En este montaje, sin embargo, se nos plantea la rebelión de un ser sin nombre que busca desesperada emanciparse, romper cadenas, liberarse de las normas que los hombres han dictado para ella. De ahí que su fusión con Juan el Bautista no sea solo sexual, que también, sino que haya en sus miradas compartidas el anhelo de un tiempo nuevo. La revolución de los parias, la vindicación de las veladas, la utopía de una tierra sin machos violentos en los tronos. Aunque Salomé solo tenga en sus manos el poder de su cuerpo, eso que en términos contemporáneos llamaríamos capital erótico, y que en esta propuesta vemos como ella lo usa como arma y no como látigo de sometimiento.
Hay pues en esta obra, como siempre sucede en las que lleva el timón la eterna. Molly Bloom, una lectura política que enlaza con buena parte de lo que hoy seguimos debatiendo. El dominio masculino sobre el cuerpo de las mujeres, la frágil capacidad del consentimiento para separar sexo de violencia, la imposibilidad de reducir a una norma la zona turbia e indecisa donde habitan nuestros deseos. También, claro, los de las mujeres, todavía en lucha por liberarse del corsé que las condena a ser seres virtuosos, como si para ellas no existiera el precipicio del placer y el peligro. En este sentido, el personaje de Herodías, interpretado por una Luisa Martín que nos demuestra que atesora más talento que el que nos dejan entrever sus personajes televisivos, es en sí misma una vindicación de la autonomía sexual y de los deseos de las mujeres, incluido su derecho a equivocarse y sobre todo su derecho a autodeterminarse. No es casualidad pues que las carcajadas de Herodías en la boca de Martín sean toda una provocación, de esas que hacen una grieta en el muro de la casa.

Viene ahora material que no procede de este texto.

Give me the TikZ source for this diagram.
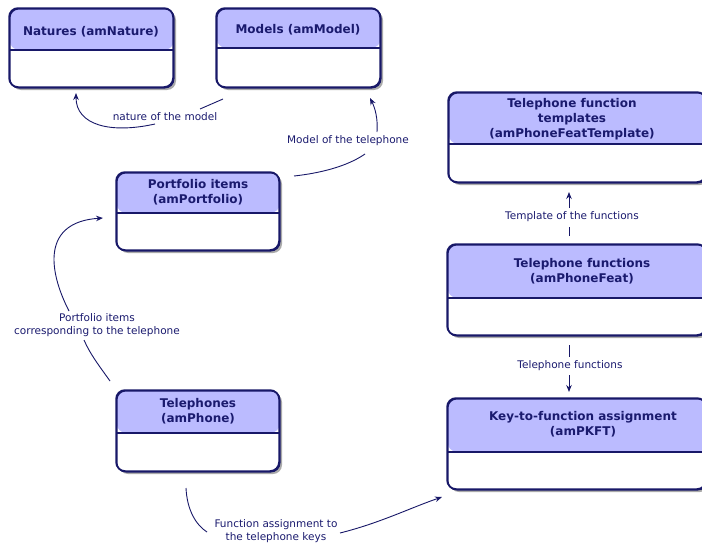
\documentclass[tikz,border=0pt]{standalone}
\usepackage{fontspec}
\setmainfont{DejaVu Sans}
\usetikzlibrary{arrows.meta}
\definecolor{navy}{RGB}{24,24,104}
\definecolor{hdr}{RGB}{187,187,255}
\definecolor{txt}{RGB}{26,26,110}
\definecolor{shd}{RGB}{170,170,170}
\tikzset{
 entbox/.style={draw=navy, line width=1.5pt, rounded corners=9pt, fill=white, inner sep=0pt, anchor=north west},
 shadowbox/.style={fill=shd, rounded corners=9pt},
 hdrtext/.style={font=\fontsize{12}{15}\selectfont\bfseries, text=txt, align=center, inner sep=0pt},
 lbl/.style={font=\fontsize{10.5}{13}\selectfont, text=txt, align=center, inner sep=0pt},
 conn/.style={draw=navy, line width=0.9pt},
 arr/.style={conn, -{Stealth[length=7pt,width=5.5pt]}},
}
% #1 name, #2 x1, #3 y1, #4 x2, #5 y2, #6 y of divider
\newcommand\entitybox[6]{%
 \fill[shadowbox] (#2+3,#3+3) rectangle (#4+3,#5+3);
 \node[entbox, minimum width={#4-#2}, minimum height={#5-#3},
   path picture={
     \fill[hdr] (path picture bounding box.north west) rectangle ([yshift={-(#6-#3)*1pt}]path picture bounding box.north east);
     \draw[navy, line width=1.5pt] ([yshift={-(#6-#3)*1pt}]path picture bounding box.north west) -- ([yshift={-(#6-#3)*1pt}]path picture bounding box.north east);
   }] (#1) at (#2,#3) {};
 \draw[navy, line width=1.5pt, rounded corners=9pt] (#2,#3) rectangle (#4,#5);
}
\begin{document}
\begin{tikzpicture}[x=1pt,y=-1pt]
\useasboundingbox (0,0) rectangle (702,546);
\entitybox{nat}{9}{8}{173}{87}{49}
\entitybox{mod}{216}{8}{380}{87}{47}
\entitybox{port}{116}{172}{279}{250}{212}
\entitybox{tmpl}{448}{92}{706}{182}{143}
\entitybox{feat}{447}{244}{706}{335}{297}
\entitybox{pkft}{447}{398}{706}{489}{451}
\entitybox{phone}{116}{390}{279}{471}{432}

\node[hdrtext] (nat-t) at (91,31.5) {Natures (amNature)};
\node[hdrtext] (mod-t) at (298,29.5) {Models (amModel)};
\node[hdrtext] (port-t) at (198,192.5) {Portfolio items\\(amPortfolio)};
\node[hdrtext] (tmpl-t) at (572,119) {Telephone function\\templates\\(amPhoneFeatTemplate)};
\node[hdrtext] (feat-t) at (582,271.5) {Telephone functions\\(amPhoneFeat)};
\node[hdrtext] (pkft-t) at (583,424.5) {Key-to-function assignment\\(amPKFT)};
\node[hdrtext] (phone-t) at (198,411) {Telephones\\(amPhone)};

\node[lbl] (l1) at (165,117) {nature of the model};
\node[lbl] (l2) at (348,141) {Model of the telephone};
\node[lbl] (l3) at (97,325) {Portfolio items\\corresponding to the telephone};
\node[lbl] (l4) at (276,531) {Function assignment to\\the telephone keys};
\node[lbl] (l5) at (572,217) {Template of the functions};
\node[lbl] (l6) at (570,366) {Telephone functions};

\coordinate (a1) at (223,99); \coordinate (b1) at (200,109);
\coordinate (c1) at (155,124); \coordinate (d1) at (76,93);
\draw[conn] (a1) -- (b1);
\draw[arr] (c1) .. controls (110,134) and (76,125) .. (d1);

\coordinate (a2) at (294,176); \coordinate (b2) at (365,154);
\coordinate (c2) at (377,132); \coordinate (d2) at (370,98);
\draw[conn] (a2) .. controls (330,172) and (352,163) .. (b2);
\draw[arr] (c2) .. controls (378,118) and (375,108) .. (d2);

\coordinate (a3) at (110,381); \coordinate (b3) at (84,340);
\coordinate (c3) at (69,311); \coordinate (d3) at (103,218);
\draw[conn] (a3) .. controls (100,367) and (90,354) .. (b3);
\draw[arr] (c3) .. controls (48,270) and (42,222) .. (d3);

\coordinate (a4) at (186,488); \coordinate (b4) at (207,532);
\coordinate (c4) at (340,533); \coordinate (d4) at (442,497);
\draw[conn] (a4) .. controls (187,510) and (196,525) .. (b4);
\draw[arr] (c4) .. controls (380,523) and (410,508) .. (d4);

\coordinate (a5) at (569,236); \coordinate (b5) at (569,227);
\coordinate (c5) at (569,208); \coordinate (d5) at (569,192);
\draw[conn] (a5) -- (b5);
\draw[arr] (c5) -- (d5);

\coordinate (a6) at (569,345); \coordinate (b6) at (569,357);
\coordinate (c6) at (569,375); \coordinate (d6) at (569,392);
\draw[conn] (a6) -- (b6);
\draw[arr] (c6) -- (d6);
\end{tikzpicture}
\end{document}
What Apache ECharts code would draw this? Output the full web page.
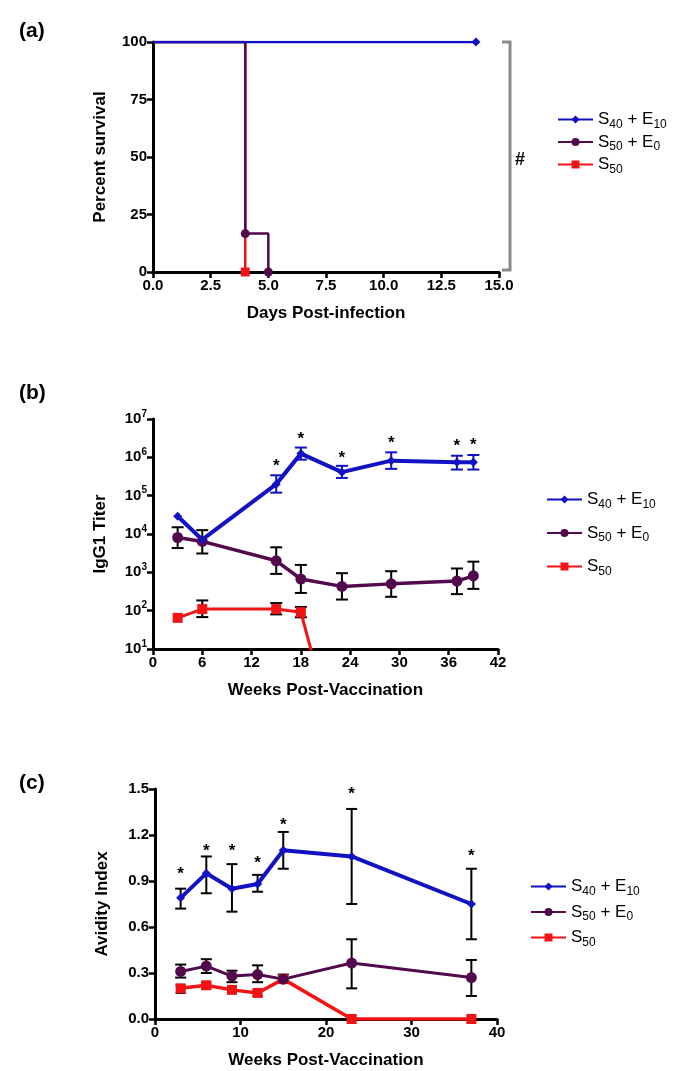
<!DOCTYPE html>
<html>
<head>
<meta charset="utf-8">
<script src="https://cdn.jsdelivr.net/npm/echarts@6/dist/echarts.min.js"></script>
<style>
  html, body { margin: 0; padding: 0; background: #fff; }
  #chart { width: 677px; height: 1071px; }
</style>
</head>
<body>
<div id="chart"></div>
<script>
// (a) survival, days post-infection
const daysBlue = [0, 14]
const survBlue = [100, 100]
const daysPurple = [0, 4, 5]
const survPurple = [100, 16.7, 0]
const daysRed = [0, 4]
const survRed = [100, 0]

// (b) IgG1 titer, weeks post-vaccination
const weeksB = [3, 6, 15, 18, 23, 29, 37, 39]
const igBlue = [29000, 7100, 200000, 1250000, 410000, 820000, 740000, 740000]
const igBlueLo = [null, null, 120000, 870000, 290000, 500000, 480000, 480000]
const igBlueHi = [null, null, 340000, 1800000, 600000, 1350000, 1100000, 1150000]
const igPurple = [8100, 6400, 2000, 670, 430, 500, 590, 810]
const igPurpleLo = [4300, 3100, 910, 290, 195, 230, 270, 370]
const igPurpleHi = [15000, 12600, 4500, 1560, 950, 1070, 1260, 1900]
const weeksRedB = [3, 6, 15, 18, 23]
const igRed = [65, 110, 110, 91, 0.01]
const igRedLo = [null, 68, 80, 67, null]
const igRedHi = [null, 185, 158, 125, null]
const starsB = [[15, 7.4e5], [18, 3.7e6], [23, 1.17e6], [29, 2.9e6], [37, 2.5e6], [39, 2.6e6]]

// (c) avidity index
const weeksC = [3, 6, 9, 12, 15, 23, 37]
const avBlue = [0.79, 0.95, 0.85, 0.88, 1.10, 1.06, 0.75]
const avBlueLo = [0.72, 0.82, 0.70, 0.83, 0.98, 0.75, 0.52]
const avBlueHi = [0.85, 1.06, 1.01, 0.94, 1.22, 1.37, 0.98]
const avPurple = [0.31, 0.345, 0.28, 0.29, 0.26, 0.365, 0.27]
const avPurpleLo = [0.27, 0.30, 0.24, 0.24, 0.235, 0.20, 0.15]
const avPurpleHi = [0.355, 0.39, 0.315, 0.35, 0.29, 0.52, 0.385]
const avRed = [0.20, 0.22, 0.19, 0.17, 0.26, 0, 0]
const avRedLo = [0.17, 0.20, 0.17, 0.15, null, null, null]
const avRedHi = [0.22, 0.235, 0.21, 0.19, null, null, null]
const starsC = [[3, 0.97], [6, 1.12], [9, 1.12], [12, 1.04], [15, 1.29], [23, 1.49], [37, 1.09]]

const names = ['S40 + E10', 'S50 + E0', 'S50']
const BLUE = '#1212c4'
const PURPLE = '#520a4c'
const RED = '#f21414'
const FONT = '"Liberation Sans", Arial, sans-serif'

const legendRich = {
  t: { fontSize: 17, fontFamily: FONT, color: '#000', lineHeight: 22 },
  s: { fontSize: 12, fontFamily: FONT, color: '#000', lineHeight: 12, verticalAlign: 'bottom' }
}
const legendText = {
  'S40 + E10': '{t|S}{s|40}{t| + E}{s|10}',
  'S50 + E0': '{t|S}{s|50}{t| + E}{s|0}',
  'S50': '{t|S}{s|50}'
}

function pairs(xs, ys) {
  return xs.map((x, i) => [x, ys[i]])
}

// survival points, no marker on the starting point
function survData(xs, ys) {
  return xs.map((x, i) => (i === 0 ? { value: [x, ys[i]], symbol: 'none' } : [x, ys[i]]))
}

function errorBars(xs, lo, hi, color, xi, w) {
  const data = []
  xs.forEach((x, i) => {
    if (lo[i] != null) data.push([x, lo[i], hi[i]])
  })
  return {
    type: 'custom',
    xAxisIndex: xi,
    yAxisIndex: xi,
    z: 3,
    silent: true,
    data: data,
    encode: { x: 0, y: [1, 2] },
    renderItem: function (params, api) {
      const x = api.value(0)
      const top = api.coord([x, api.value(2)])
      const bot = api.coord([x, api.value(1)])
      const st = { stroke: color, lineWidth: 2 }
      return {
        type: 'group',
        children: [
          { type: 'line', shape: { x1: top[0], y1: top[1], x2: bot[0], y2: bot[1] }, style: st },
          { type: 'line', shape: { x1: top[0] - w, y1: top[1], x2: top[0] + w, y2: top[1] }, style: st },
          { type: 'line', shape: { x1: bot[0] - w, y1: bot[1], x2: bot[0] + w, y2: bot[1] }, style: st }
        ]
      }
    }
  }
}

function stars(pts, xi) {
  return {
    type: 'custom',
    xAxisIndex: xi,
    yAxisIndex: xi,
    z: 4,
    silent: true,
    data: pts,
    renderItem: function (params, api) {
      const p = api.coord([api.value(0), api.value(1)])
      return {
        type: 'text',
        x: p[0],
        y: p[1] + 4,
        style: { text: '*', fill: '#000', font: 'bold 17px ' + FONT, align: 'center', verticalAlign: 'middle' }
      }
    }
  }
}

const axisBase = {
  axisLine: { lineStyle: { color: '#000', width: 3 } },
  axisTick: { length: 6, lineStyle: { color: '#000', width: 2.5 } },
  axisLabel: { color: '#000', fontFamily: FONT, fontWeight: 'bold', fontSize: 15, margin: 6 },
  splitLine: { show: false },
  nameLocation: 'middle',
  nameTextStyle: { color: '#000', fontFamily: FONT, fontWeight: 'bold', fontSize: 17 }
}

function xAx(i, max, step, fmt) {
  return Object.assign({}, axisBase, {
    gridIndex: i, type: 'value', min: 0, max: max, interval: step,
    name: i === 0 ? 'Days Post-infection' : 'Weeks Post-Vaccination', nameGap: 33,
    axisLabel: Object.assign({}, axisBase.axisLabel, { formatter: fmt })
  })
}

function legend(left, top, gap) {
  return {
    data: names, orient: 'vertical', left: left, top: top,
    itemWidth: 35, itemHeight: 10, itemGap: gap, selectedMode: false,
    formatter: n => legendText[n],
    textStyle: { rich: legendRich }
  }
}

const chart = echarts.init(document.getElementById('chart'))

chart.setOption({
  animation: false,
  title: [
    { text: '(a)', left: 14, top: 16 },
    { text: '(b)', left: 14, top: 378 },
    { text: '(c)', left: 14, top: 768 }
  ].map(t => Object.assign(t, { textStyle: { fontFamily: FONT, fontSize: 21, fontWeight: 'bold', color: '#000' } })),
  legend: [legend(552, 106, 3), legend(541, 486, 14), legend(525, 873, 6)],
  grid: [
    { left: 153, top: 42, width: 346, height: 230 },
    { left: 153, top: 419, width: 345, height: 230 },
    { left: 155, top: 789, width: 342, height: 230 }
  ],
  xAxis: [
    xAx(0, 15, 2.5, v => v.toFixed(1)),
    xAx(1, 42, 6, v => String(v)),
    xAx(2, 40, 10, v => String(v))
  ],
  yAxis: [
    Object.assign({}, axisBase, {
      gridIndex: 0, type: 'value', min: 0, max: 100, interval: 25,
      name: 'Percent survival', nameGap: 44
    }),
    Object.assign({}, axisBase, {
      gridIndex: 1, type: 'log', logBase: 10, min: 10, max: 1e7, splitNumber: 6,
      name: 'IgG1 Titer', nameGap: 44,
      axisLabel: Object.assign({}, axisBase.axisLabel, {
        formatter: v => '{b|10}{e|' + Math.round(Math.log10(v)) + '}',
        rich: {
          b: { fontFamily: FONT, fontWeight: 'bold', fontSize: 15, color: '#000', lineHeight: 20 },
          e: { fontFamily: FONT, fontWeight: 'bold', fontSize: 10, color: '#000', lineHeight: 10, verticalAlign: 'top' }
        }
      })
    }),
    Object.assign({}, axisBase, {
      gridIndex: 2, type: 'value', min: 0, max: 1.5, interval: 0.3,
      name: 'Avidity Index', nameGap: 44,
      axisLabel: Object.assign({}, axisBase.axisLabel, { formatter: v => v.toFixed(1) })
    })
  ],
  series: [
    // (a)
    { name: names[2], type: 'line', step: 'end', xAxisIndex: 0, yAxisIndex: 0, data: survData(daysRed, survRed),
      symbol: 'rect', symbolSize: 9, color: RED, lineStyle: { width: 2.5 } },
    { name: names[1], type: 'line', step: 'end', xAxisIndex: 0, yAxisIndex: 0, data: survData(daysPurple, survPurple),
      symbol: 'circle', symbolSize: 9, color: PURPLE, lineStyle: { width: 2.5 } },
    { name: names[0], type: 'line', step: 'end', xAxisIndex: 0, yAxisIndex: 0, data: survData(daysBlue, survBlue),
      symbol: 'diamond', symbolSize: 9, color: BLUE, lineStyle: { width: 2.5 } },
    // (b)
    { name: names[2], type: 'line', xAxisIndex: 1, yAxisIndex: 1, data: pairs(weeksRedB, igRed),
      symbol: 'rect', symbolSize: 10, color: RED, lineStyle: { width: 3 } },
    { name: names[1], type: 'line', xAxisIndex: 1, yAxisIndex: 1, data: pairs(weeksB, igPurple),
      symbol: 'circle', symbolSize: 11, color: PURPLE, lineStyle: { width: 3.5 } },
    { name: names[0], type: 'line', xAxisIndex: 1, yAxisIndex: 1, data: pairs(weeksB, igBlue),
      symbol: 'diamond', symbolSize: 9, color: BLUE, lineStyle: { width: 4 } },
    errorBars(weeksRedB, igRedLo, igRedHi, '#000', 1, 6),
    errorBars(weeksB, igPurpleLo, igPurpleHi, '#000', 1, 6),
    errorBars(weeksB, igBlueLo, igBlueHi, BLUE, 1, 6),
    stars(starsB, 1),
    // (c)
    { name: names[2], type: 'line', xAxisIndex: 2, yAxisIndex: 2, data: pairs(weeksC, avRed),
      symbol: 'rect', symbolSize: 10, color: RED, lineStyle: { width: 3.5 } },
    { name: names[1], type: 'line', xAxisIndex: 2, yAxisIndex: 2, data: pairs(weeksC, avPurple),
      symbol: 'circle', symbolSize: 11, color: PURPLE, lineStyle: { width: 3 } },
    { name: names[0], type: 'line', xAxisIndex: 2, yAxisIndex: 2, data: pairs(weeksC, avBlue),
      symbol: 'diamond', symbolSize: 9, color: BLUE, lineStyle: { width: 4 } },
    errorBars(weeksC, avRedLo, avRedHi, '#000', 2, 5),
    errorBars(weeksC, avPurpleLo, avPurpleHi, '#000', 2, 5.5),
    errorBars(weeksC, avBlueLo, avBlueHi, '#000', 2, 5.5),
    stars(starsC, 2)
  ]
})

// significance bracket for (a)
const yTop = chart.convertToPixel({ yAxisIndex: 0 }, 100)
const yBot = chart.convertToPixel({ yAxisIndex: 0 }, 0)
const xEnd = chart.convertToPixel({ xAxisIndex: 0 }, 15)
chart.setOption({
  graphic: [
    { type: 'polyline', shape: { points: [[xEnd + 3, yTop], [xEnd + 11, yTop], [xEnd + 11, yBot - 2], [xEnd + 3, yBot - 2]] },
      style: { stroke: '#8a8a8a', lineWidth: 3, fill: null } },
    { type: 'text', x: xEnd + 21, y: (yTop + yBot) / 2 + 3,
      style: { text: '#', font: 'bold 18px ' + FONT, fill: '#000', align: 'center', verticalAlign: 'middle' } }
  ]
})

window.addEventListener('resize', chart.resize)
</script>
</body>
</html>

Como en todos los montajes de Mira, la puesta en escena, en la que lo estético tiene siempre una dimensión ética, tiene mucho de coreografía, de danza que nos interpela, de cuerpos de los actores y de las actrices que nos murmuran al oído. Así lo hacen en este caso los hombres de la guardia real, que lo mismo son machotes ridículos que danzarines femeninos, como todo el esqueleto de una Belén Rueda que nos demuestra cómo atesora la capacidad de seducir y de emocionar, y que alcanza sus mejores momentos en la obra cuando se deja llevar por el desgarro y la vemos alcanzar el estatus de heroína que se resiste a ser víctima. La cuidada iluminación y muy especialmente el maravilloso vestuario diseñado por Helena Sanchís, que tanto nos cuenta de los personajes que lo llevan, hacen que Salomé, también en el entorno más íntimo de un teatro, siga siendo un espectáculo deslumbrante y en el que tal vez solo chirríen las canciones que canta maravillosamente un Pablo Puyol que hace un Juan pegado a la tierra que se rebela.
En todo caso, para el que esto escribe lo mejor de esta Salomé es ese milagro que Magüi Mira se saca de la chistera y que, entre otras muchas cosas, representa la esperanza de un tiempo nuevo, la luz de la utopía, el horizonte de un mundo en el que al fin nos hayamos emancipado de los que nos pisotean con sus botas omnipotentes. Esos descendientes de Herodes que, hoy por hoy, continúan empeñados en demostrar que no todas las vidas merecen ser lloradas. Sirio, que encarna con el cuerpo de un dios y con la dulzura de un ángel Sergio Mur, no es solo la voz que nos guía, la conciencia de quienes no tienen voz o el espejo en el que se reproducen las heridas de Salomé. Sirio es ese ser andrógino, sin género, que bien podría vivir en el cielo como saltar desde cualquier cajón para encender, como si fuera una luciérnaga, las oscuras habitaciones en las que con frecuencia andamos perdidos. Sus enaguas transparentes son el lienzo en el que podemos imaginar cuerpos que se aman libres y deseos que se reconocen y se cuidan. La gran revolución por hacer. La que nos debería llevar a un tiempo nuevo. A mujeres y a hombres. Ellas al fin con nombre y nosotros, ojalá, sin un Herodes al que querer parecernos y sin guardia real en la que sentirnos parte de la fratría.